Hi, I am seeing a strange issue with the newer versions of ray (1.10 and above) where if I start ray from jupyterlab with ray.init() i get a kernel crash and
Failed to register worker xxx to Raylet. Invalid: Invalid: Unknown worker.
However, if i run ray start --head from the shell, and connect with ray.init(address=‘auto’) it works fine.
Any reason why ray.init() might be going on timeout? Where should i start looking?
Sorry for the late reply. Does it still fail with latest Ray (1.13.0)?
Yes but we found out that the problem is simply that Ray by default takes the number of CPU from nprocs which won’t work for example on Openshift where your container cpu is defined by the cgroup while nprocs will give you the cpu of the physical host.
So Ray thought I had 44 cpu cores, while I only had 4, was spawning way too many workers and everything was dying.
I guess if you wanted to “fix” this you could set Ray to look at the
cpu.share cgroup when on containers, but honestly simply adding the num_cpus manually solves it.
As a side note, this same problem affects the dashboard, it will always show 44 cores per host no matter what I do, which is of course wrong, I wonder why it shows it differently from ray.state, but again, it’s just minor.
Thanks for the response!
We do have logic to auto detect number of cpus (ray/utils.py at 693856975ab135cd513c41a72b0455fb3385e14b · ray-project/ray · GitHub) correctly inside docker but seems that it doesn’t work for your case? If that’s the case, do you mind filing a github issue with your container setup so we can try to reproduce and fix it.
Sure I’ll open a github issue! I’m thinking it might be because we create the cluster explicitly by starting workers on the pods explicitly pointing to the Head IP, not with Ray up. So maybe Ray doesn’t know I’m on a cluster with containers as usually one would follow this process with VMs.
Reason why we don’t use Ray up is that we are on private cloud (openshift) in an enterprise setting and we don’t have access to the openshift CLI. We are given an API to spawn pods with resources and execute a command/script.
So my flow looks a bit like this:
head_ip = spawn_pods(1, cpu, mem, gpu, cmd= ray start - -head - - block)
workers = spawn_pods(n_workers, cpu, mem, gpu, cmd = ray start - -address head_ip - -block)
If following this the check_docker_cpu code is not triggered, having something like a - -container flag on Ray start to tell Ray I’m on a cluster would do it for my use case.
ray start should trigger the docker cpu detection code I mentioned. It would be nice that I can create the same container so I can reproduce it.
Or if you can help, you can add some logs to the code I mentioned and see where is wrong. It’s just a utility function so you can just run it in your terminal without starting Ray.

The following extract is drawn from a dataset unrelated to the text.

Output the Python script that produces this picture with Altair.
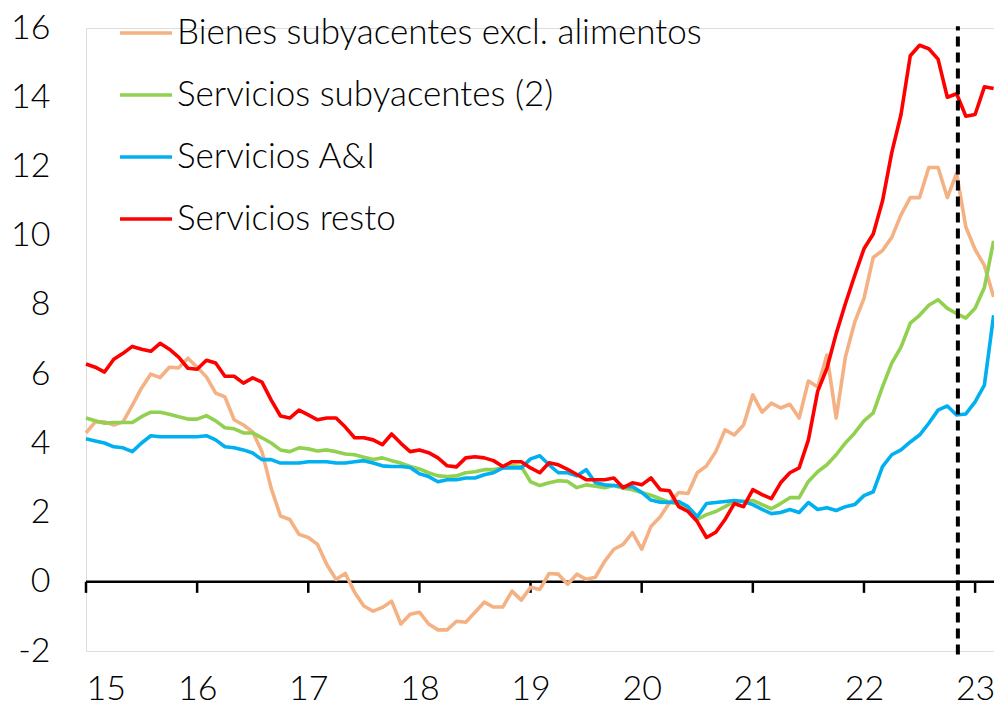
import altair as alt
import pandas as pd

# Monthly data, Jan 2015 .. Mar 2023 (99 months); x in "year" units (15 = Jan 2015)
bienes = [4.3, 4.62, 4.62, 4.53, 4.62, 5.1, 5.6, 6.0, 5.9, 6.2, 6.18, 6.46,
          6.2, 5.92, 5.45, 5.34, 4.68, 4.53, 4.33, 3.76, 2.7, 1.9, 1.8, 1.37,
          1.28, 1.08, 0.5, 0.07, 0.24, -0.3, -0.7, -0.85, -0.74, -0.56, -1.22, -0.94,
          -0.88, -1.22, -1.39, -1.39, -1.14, -1.17, -0.88, -0.59, -0.73, -0.73, -0.27, -0.53,
          -0.16, -0.22, 0.24, 0.22, -0.07, 0.22, 0.07, 0.13, 0.59, 0.94, 1.08, 1.42,
          0.94, 1.6, 1.88, 2.28, 2.58, 2.55, 3.15, 3.35, 3.76, 4.39, 4.24, 4.53,
          5.4, 4.9, 5.16, 5.02, 5.13, 4.73, 5.8, 5.63, 6.55, 4.73, 6.5, 7.5,
          8.19, 9.37, 9.57, 9.95, 10.6, 11.1, 11.1, 11.97, 11.97, 11.1, 11.8, 10.25,
          9.6, 9.14, 8.23]
serv_sub = [4.73, 4.65, 4.58, 4.6, 4.6, 4.6, 4.77, 4.9, 4.9, 4.84, 4.77, 4.7,
            4.7, 4.8, 4.65, 4.45, 4.42, 4.3, 4.3, 4.16, 4.01, 3.81, 3.76, 3.87,
            3.84, 3.78, 3.81, 3.76, 3.69, 3.67, 3.6, 3.53, 3.58, 3.5, 3.43, 3.33,
            3.26, 3.15, 3.06, 3.04, 3.06, 3.15, 3.18, 3.24, 3.24, 3.29, 3.35, 3.33,
            2.89, 2.78, 2.86, 2.92, 2.9, 2.72, 2.8, 2.76, 2.72, 2.78, 2.7, 2.66,
            2.58, 2.5, 2.4, 2.3, 2.25, 2.09, 1.8, 1.94, 2.03, 2.17, 2.32, 2.32,
            2.35, 2.23, 2.11, 2.26, 2.43, 2.43, 2.9, 3.18, 3.38, 3.67, 4.01, 4.3,
            4.65, 4.88, 5.63, 6.32, 6.78, 7.47, 7.7, 7.99, 8.15, 7.9, 7.75, 7.62,
            7.9, 8.5, 9.85]
serv_ai = [4.13, 4.07, 4.01, 3.9, 3.87, 3.76, 4.01, 4.22, 4.19, 4.19, 4.19, 4.19,
           4.19, 4.22, 4.1, 3.9, 3.87, 3.81, 3.72, 3.53, 3.53, 3.43, 3.43, 3.43,
           3.47, 3.47, 3.47, 3.43, 3.43, 3.47, 3.5, 3.43, 3.35, 3.33, 3.33, 3.3,
           3.12, 3.04, 2.89, 2.95, 2.95, 3.0, 3.0, 3.09, 3.15, 3.29, 3.29, 3.29,
           3.55, 3.64, 3.38, 3.15, 3.15, 3.06, 3.24, 2.86, 2.8, 2.78, 2.75, 2.75,
           2.58, 2.36, 2.3, 2.29, 2.32, 2.17, 1.88, 2.26, 2.29, 2.32, 2.35, 2.32,
           2.23, 2.09, 1.97, 2.0, 2.09, 2.0, 2.29, 2.09, 2.14, 2.06, 2.17, 2.23,
           2.49, 2.6, 3.33, 3.67, 3.81, 4.04, 4.24, 4.58, 4.96, 5.08, 4.82, 4.85,
           5.2, 5.68, 7.7]
serv_resto = [6.29, 6.2, 6.06, 6.43, 6.6, 6.8, 6.72, 6.66, 6.89, 6.72, 6.49, 6.17,
              6.14, 6.4, 6.32, 5.94, 5.94, 5.74, 5.89, 5.77, 5.25, 4.79, 4.73, 4.96,
              4.82, 4.68, 4.73, 4.73, 4.47, 4.16, 4.16, 4.1, 3.96, 4.27, 4.0, 3.76,
              3.81, 3.73, 3.58, 3.35, 3.32, 3.58, 3.61, 3.58, 3.5, 3.33, 3.47, 3.47,
              3.29, 3.15, 3.44, 3.38, 3.25, 3.1, 2.95, 2.95, 2.95, 3.0, 2.72, 2.86,
              2.8, 3.0, 2.66, 2.63, 2.17, 2.03, 1.74, 1.28, 1.43, 1.8, 2.26, 2.17,
              2.66, 2.52, 2.4, 2.86, 3.15, 3.29, 4.1, 5.5, 6.17, 7.17, 8.04, 8.85,
              9.62, 10.05, 11.0, 12.4, 13.5, 15.2, 15.5, 15.4, 15.1, 14.0, 14.1, 13.45,
              13.5, 14.3, 14.25]

series_names = ["Bienes subyacentes excl. alimentos", "Servicios subyacentes (2)",
                "Servicios A&I", "Servicios resto"]
series_colors = ["#F4B183", "#92D050", "#00B0F0", "#FF0000"]
year_ticks = [15, 16, 17, 18, 19, 20, 21, 22, 23]
y_ticks = [-2, 0, 2, 4, 6, 8, 10, 12, 14, 16]
cutoff = [22.845]

FONT = "Lato"
XMAX = 23.17

rows = []
for k, (name, vals) in enumerate(zip(series_names, [bienes, serv_sub, serv_ai, serv_resto])):
    for i, v in enumerate(vals):
        rows.append({"t": 15 + i / 12, "v": v, "serie": name, "order": k})
df = pd.DataFrame(rows)

xscale = alt.Scale(domain=[15, XMAX], nice=False, zero=False)
yscale = alt.Scale(domain=[-2, 16], nice=False, zero=False)

lines = alt.Chart(df).mark_line(strokeWidth=3.6, strokeJoin="round").encode(
    x=alt.X("t:Q", scale=xscale,
            axis=alt.Axis(values=year_ticks, domain=False, ticks=False, grid=False,
                          labelExpr="'' + datum.value", labelFontSize=34, labelFont=FONT,
                          labelFontWeight=300,
                          labelColor="black", labelPadding=21, title=None)),
    y=alt.Y("v:Q", scale=yscale,
            axis=alt.Axis(values=y_ticks, domain=False, ticks=False, grid=False,
                          labelExpr="'' + datum.value", labelFontSize=34, labelFont=FONT,
                          labelFontWeight=300,
                          labelColor="black", labelPadding=36, title=None)),
    color=alt.Color("serie:N",
                    scale=alt.Scale(domain=series_names, range=series_colors),
                    legend=alt.Legend(orient="none", legendX=32, legendY=-23, title=None,
                                      symbolType="stroke", symbolSize=2704,
                                      symbolStrokeWidth=3.6, labelFontSize=35,
                                      labelFont=FONT, labelFontWeight=300,
                                      labelColor="black", labelOffset=3,
                                      rowPadding=16, padding=0, labelLimit=1000)),
    order="order:Q",
    detail="serie:N",
)

axis_df = pd.DataFrame({"x0": [15], "x1": [XMAX], "y": [0]})
zero_line = alt.Chart(axis_df).mark_rule(color="black", strokeWidth=2.5).encode(
    x=alt.X("x0:Q", scale=xscale), x2="x1:Q", y=alt.Y("y:Q", scale=yscale))

tick_df = pd.DataFrame({"x": year_ticks, "y0": [0] * len(year_ticks), "y1": [-0.32] * len(year_ticks)})
ticks = alt.Chart(tick_df).mark_rule(color="black", strokeWidth=2.5).encode(
    x=alt.X("x:Q", scale=xscale), y=alt.Y("y0:Q", scale=yscale), y2="y1:Q")

cut_df = pd.DataFrame({"x": cutoff, "y0": [-2.1], "y1": [16.05]})
cut = alt.Chart(cut_df).mark_rule(color="black", strokeWidth=4, strokeDash=[10, 6]).encode(
    x=alt.X("x:Q", scale=xscale), y=alt.Y("y0:Q", scale=yscale), y2="y1:Q")

chart = alt.layer(zero_line, ticks, lines, cut).properties(
    width=908, height=623,
    autosize=alt.AutoSizeParams(type="none"),
    padding={"left": 78, "top": 20, "right": 0, "bottom": 56},
).configure_view(stroke=None).configure(font=FONT)

chart.save("out.html", embed_options={"renderer": "svg", "actions": False})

@jjyao OK i have done a little bit of debugging. The problem is that Ray loses the right CPU count when our OpenShift has CPU Bursting active. If I start a pod with 1 CPU, without CPU bursting available, then
/sys/fs/cgroup/cpu/cpu.cfs_quota_us returns the right amount. However, if I have CPU bursting on, it returns
In this case, I think the
/sys/fs/cgroup/cpu/cpu.shares contains the “guaranteed” millicores assigned to the pod, however Ray is not looking at that file right now.
cc @Alex Is this something we should handle? (cpu bursting case)
hmmm I’m not familiar with openshift cpu bursting. Can we file an issue on github and discuss supporting it there? naively it seems to make sense to have more robust cgroup support.